The parish members are wonderful — we met our best friend in the village there, and we are actually friends with some Republican church-goers! The priest gives thoughtful and helpful sermons about emulating Christ by accepting and loving, not judging, others, which I truly want to try to do. (And here the friends who know me well may be surprised, since I never exactly espoused withholding judgment in the past. In fact, my disdain for most of humankind may be one of my most fun traits.)
The church, however, is not doing well. We recently learned that we have to prepare two budgets for the coming year — one continuing as is and another without a full-time priest. Unfortunately, our priest will probably have to leave, since we cannot sustain what we have now, and our savings are dwindling. (Sound familiar? Is it merely a coincidence?)
To add to the turmoil, a couple of the main players on the church vestry have quit, having been burned out, I guess, by the stress of trying to run a church with a full-time priest for over 7 years on a diminishing income. In the course of the past week or so, I have taken on more responsibilities on the vestry as a result — becoming co-chair of pastoral care and chair of hall rentals, and Shane has taken more financial responsibilities as treasurer.
I haven’t been trying a great deal to discern my “calling,” but this — helping the parish — is the closest thing to a calling that we have imagined for ourselves thus far.
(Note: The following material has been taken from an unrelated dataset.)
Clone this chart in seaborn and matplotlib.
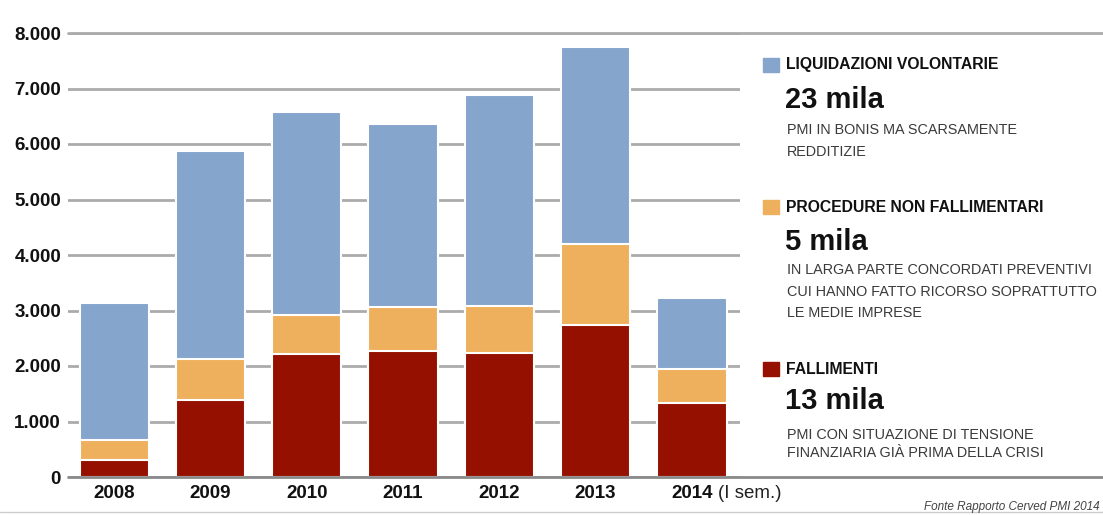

It’s a beautiful landmark, for one, but a serene place to find comfort (with its stained glass, somber classical music, and age-old, high-mass rites — Catholicism with none of the guilt!) as well as a raucously fun place to find friendship. What churches, after all, hold champagne receptions for adult baptisms and Christmas midnight mass, and regularly serve alcohol at its fundraisers and social events (all while teaching people to be nice to each other)? This place needs to survive!